Dire grid hacking scenario sparked “shields up” approach to Russian threat

Every two years, the electricity industry runs a stress test designed to find and fix gaps in the North American grid’s cyber and physical defenses. The latest GridEx event presaged a blitz of real-world hacking threats that have kept U.S. power providers on high alert.

Months before Russia’s invasion of Ukraine, a group of power utility executives quietly practiced how they’d handle a worst-case cyber and physical attack on the North American grid.

The biennial GridEx exercise that took place last November was designed to be diabolical, forcing virtual attendees to puzzle over how to restore electricity without cell service or other telecommunications while facing a blitz of cyberattacks and disinformation from a nation-state adversary hellbent on wrecking the grid.

“Participants agreed that the loss of communications would essentially halt the grid restoration process,” the North American Electric Reliability Corp., which organizes the GridEx event, concluded in a report released today on takeaways from the exercise.

“The capabilities that the electricity sector has from a communications perspective are quite resilient, but nonetheless, we try to put forth a scenario that tests some of those assumptions about how we would operate,” said Manny Cancel, NERC senior vice president and CEO of its hub for cyberthreat warnings, the Electricity Information Sharing and Analysis Center. “You’re seeing this now in the Russia-Ukraine crisis, where adversaries will use dis- and misinformation to delay restoration, to perhaps spread false information that may seek to change decisions.”

Russian hackers associated with the GRU military intelligence agency infamously attacked Ukraine’s power grid in 2015 and 2016, briefly knocking out power to several hundred thousand people each time.

Since President Vladimir Putin ordered Russian troops to invade Ukraine on Feb. 24, a barrage of cyberattacks have struck U.S. and Ukrainian targets, with many linked to Moscow or its ally Belarus. One particularly disruptive hack of Viasat’s KA-SAT satellite system interfered with the remote maintenance and control networks of over 5,000 wind turbines in Germany and cut out internet service for many Ukrainians.

A cyberattack isn’t known to have ever caused a grid outage in the U.S. But every two years since 2011, NERC has gathered hundreds of utility industry participants for a disaster dress rehearsal aimed in part at preventing a potential grid hack from spiraling out of control. This year’s focus on telecommunications was the latest twist.

“[I]n the case of essential grid communications, there is an urgent need to consider alternative communication paths that have functionality and reliability in the case of an extreme telecommunications disruption. Cloud-based solutions and private fiber-optic networks could be a good option,” Brian Harrell, former assistant secretary for infrastructure protection at the Department of Homeland Security and a key developer of the GridEx program, told README. “At a minimum, during an outage, communications providers should prioritize grid control centers and other critical electricity facilities.”

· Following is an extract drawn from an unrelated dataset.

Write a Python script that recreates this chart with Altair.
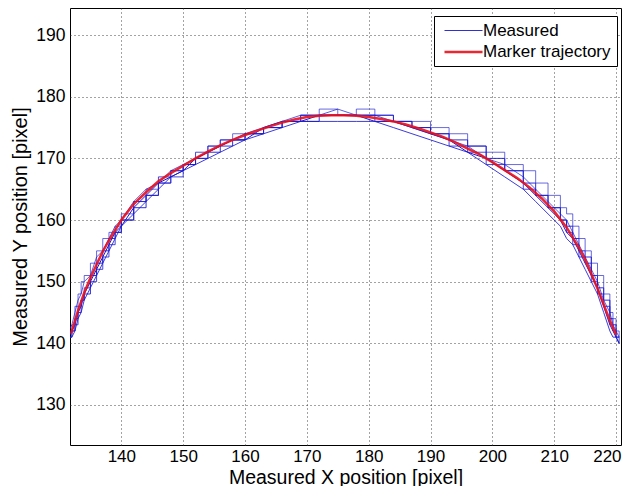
import altair as alt
import pandas as pd

# Marker trajectory (red)
traj_x = [131.9, 132, 133, 134, 135, 136, 137, 138, 140, 142, 144, 146, 148, 150, 152, 154, 156, 158,
          160, 162, 164, 166, 168, 170, 172, 174, 176, 178, 180, 182, 184, 186, 188, 190, 192,
          194, 196, 198, 200, 202, 204, 206, 208, 210, 212, 214, 215, 216, 217, 218, 219, 220]
traj_y = [141.6, 142.0, 145.3, 148.2, 150.6, 152.8, 154.9, 156.7, 160.0, 162.6, 164.5, 166.3, 167.6,
          168.8, 170.0, 171.1, 172.1, 173.0, 173.8, 174.5, 175.2, 175.8, 176.3, 176.7, 176.9, 177.0,
          177.0, 176.9, 176.7, 176.4, 176.0, 175.5, 174.9, 174.2, 173.5, 172.6, 171.6, 170.6, 169.4,
          168.1, 166.8, 165.3, 163.5, 161.4, 158.8, 155.5, 153.6, 151.3, 148.9, 146.3, 143.7, 141.4]

# Measured traces (blue)
meas_x = [131.5, 132, 132.5, 133, 133.5, 134, 135, 136, 137, 138, 139, 140, 142, 144, 146, 148, 150,
          152, 154, 156, 158, 160, 163, 166, 169, 172, 175, 178, 181, 184, 187, 190, 193, 196, 199,
          202, 205, 207, 209, 211, 212, 213, 214, 215, 216, 217, 218, 219, 219.5, 220, 220.5]
meas_1 = [141, 142, 143, 145, 146, 148, 150, 152, 154, 156, 158, 159, 162, 164, 166, 167, 168, 170,
          171, 172, 173, 173, 175, 176, 176, 177, 177, 177, 176, 176, 175, 174, 173, 171, 170, 168,
          166, 164, 162, 160, 158, 157, 155, 153, 151, 149, 146, 143, 142, 141, 140]
meas_2 = [142, 143, 145, 147, 148, 150, 151, 154, 155, 157, 159, 160, 163, 165, 166, 168, 169, 170,
          171, 172, 173, 174, 175, 176, 177, 177, 178, 177, 177, 176, 175, 174, 173, 172, 170, 169,
          167, 165, 163, 161, 160, 158, 156, 154, 152, 150, 147, 145, 143, 142, 141]
meas_3 = [141, 141, 142, 144, 145, 147, 149, 151, 153, 155, 157, 159, 161, 163, 165, 167, 168, 169,
          170, 171, 172, 173, 174, 175, 176, 176, 176, 176, 176, 175, 174, 173, 172, 171, 169, 167,
          165, 163, 161, 159, 157, 156, 154, 152, 150, 148, 145, 142, 141, 141, 140]
meas_4 = [141, 143, 146, 148, 150, 151, 153, 155, 157, 158, 159, 161, 163, 165, 166, 168, 169, 170,
          172, 173, 174, 174, 175, 176, 177, 178, 177, 178, 177, 176, 176, 175, 174, 172, 171, 169,
          168, 166, 164, 162, 161, 159, 157, 155, 153, 151, 148, 145, 144, 142, 141]
meas_5 = [142, 142, 144, 145, 147, 148, 151, 153, 155, 157, 158, 160, 162, 164, 166, 168, 169, 170,
          171, 172, 173, 174, 175, 176, 176, 177, 177, 177, 177, 176, 175, 174, 173, 172, 170, 168,
          166, 164, 162, 160, 159, 157, 155, 154, 151, 149, 147, 144, 143, 141, 141]
meas_6 = [141, 142, 143, 146, 147, 149, 150, 152, 154, 156, 158, 160, 163, 164, 167, 167, 169, 171,
          172, 173, 173, 174, 175, 176, 177, 177, 177, 177, 176, 176, 175, 174, 172, 171, 169, 168,
          165, 164, 162, 160, 158, 156, 154, 153, 150, 148, 146, 143, 142, 141, 140]

x_ticks = [140, 150, 160, 170, 180, 190, 200, 210, 220]
y_ticks = [130, 140, 150, 160, 170, 180, 190]

series_names = ["Measured", "Marker trajectory"]

rows_a, rows_b = [], []
for i, tr in enumerate([meas_1, meas_2, meas_3]):
    for xv, yv in zip(meas_x, tr):
        rows_a.append({"x": xv, "y": yv, "trace": f"a{i}", "series": "Measured", "op": [1.0, 0.7, 0.85][i]})
for i, tr in enumerate([meas_4, meas_5, meas_6]):
    for xv, yv in zip(meas_x, tr):
        rows_b.append({"x": xv, "y": yv, "trace": f"b{i}", "series": "Measured", "op": [0.65, 0.9, 0.8][i]})
df_a = pd.DataFrame(rows_a)
df_b = pd.DataFrame(rows_b)
df_r = pd.DataFrame({"x": traj_x, "y": traj_y, "series": "Marker trajectory", "trace": "r", "op": 1.0})

xs = alt.Scale(domain=[131.7, 220.8], nice=False, zero=False)
ys = alt.Scale(domain=[123.5, 194.4], nice=False, zero=False)

xax = alt.Axis(values=x_ticks, title="Measured X position [pixel]", format="d",
               labelAlign={"condition": {"test": "datum.value >= 220", "value": "right"}, "value": "center"},
               labelOffset={"condition": {"test": "datum.value >= 220", "value": 5}, "value": 0},
               labelPadding=3, labelFontSize=17, titleFontSize=19.5,
               titleY=38, titleBaseline="alphabetic")
yax = alt.Axis(values=y_ticks, title="Measured Y position [pixel]", format="d")


def leg():
    return alt.Legend(title=None, orient="none", legendX=364, legendY=8,
                      symbolType="M-0.6,0H4.47", symbolSize=225, labelFontSize=17,
                      labelOffset=25, padding=6, rowPadding=4,
                      strokeColor="black", fillColor="white", labelColor="black",
                      cornerRadius=0, labelLimit=300)


def col():
    return alt.Color("series:N", scale=alt.Scale(domain=series_names, range=["#1a1ad0", "#e8101c"]),
                     legend=leg())


sw = alt.StrokeWidth("series:N", scale=alt.Scale(domain=series_names, range=[1, 2.5]), legend=leg())


def blue(df, interp):
    return alt.Chart(df).mark_line(interpolate=interp, clip=True).encode(
        x=alt.X("x:Q", scale=xs, axis=xax),
        y=alt.Y("y:Q", scale=ys, axis=yax),
        color=col(),
        strokeWidth=sw,
        detail="trace:N",
        opacity=alt.Opacity("op:Q", scale=None, legend=None),
        order=alt.Order("x:Q"),
    )


red = alt.Chart(df_r).mark_line(clip=True).encode(
    x=alt.X("x:Q", scale=xs, axis=xax),
    y=alt.Y("y:Q", scale=ys, axis=yax),
    color=col(),
    strokeWidth=sw,
    opacity=alt.value(0.9),
    order=alt.Order("x:Q"),
)

chart = alt.layer(blue(df_a, "linear"), blue(df_b, "step-after"), red).properties(
    width=551, height=437,
    autosize=alt.AutoSizeParams(type="none"),
    padding={"left": 62, "top": 0, "right": 1, "bottom": 41},
).configure(font="Liberation Sans").configure_view(
    stroke="black", strokeWidth=1
).configure_axis(
    grid=True, gridColor="#333333", gridDash=[1, 3], gridOpacity=0.9, gridWidth=1,
    domain=False, ticks=False, labelFontSize=17.5, titleFontSize=20, labelColor="black",
    titleColor="black", titleFontWeight="normal", labelPadding=5, titlePadding=2,
).configure_axisY(titlePadding=5)

chart.save("out.html", embed_options={"renderer": "svg", "actions": False})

November’s GridEx was split into two parts over several days: First, a “distributed play” exercise prompted over 3,000 grid industry players to run through their emergency response plans. Then, on Nov. 18, some 200 senior-level utility leaders as well as U.S. and Canadian authorities participated in the executive tabletop exercise.

The “lessons learned” report released today calls on the utility industry and U.S. government to shore up lines of communication — easier said than done during a crisis. President Biden called attention to critical infrastructure information sharing efforts in an unusual warning last month on Russian cyberthreats.

“We’ve lowered the bar for sharing information in terms of what we’re seeing in Russia and Ukraine, and in terms of what we’re seeing over here,” said Puesh Kumar, director of the Energy Department’s Office of Cybersecurity, Energy Security, and Emergency Response. “We have asked the private sector to lower their bar for sharing information back into the government… There are over 3000 electric utilities across the U.S. — if one or two utilities out there are seeing this activity, can we cascade it to the others out there?”

Brandon Wales, executive director of CISA, told reporters earlier today that Russia’s threat to U.S. critical infrastructure is not going to go away, and that exercises like GridEx help support his agency’s “shields up” mantra for defending the country’s most vital computer networks.

“That work leading up to this current [Ukraine] crisis will pay dividends in the long term,” he said. “Every organization has a responsibility to harden their cyber resilience and continue to be prepared to respond to disruptive cyber attacks.”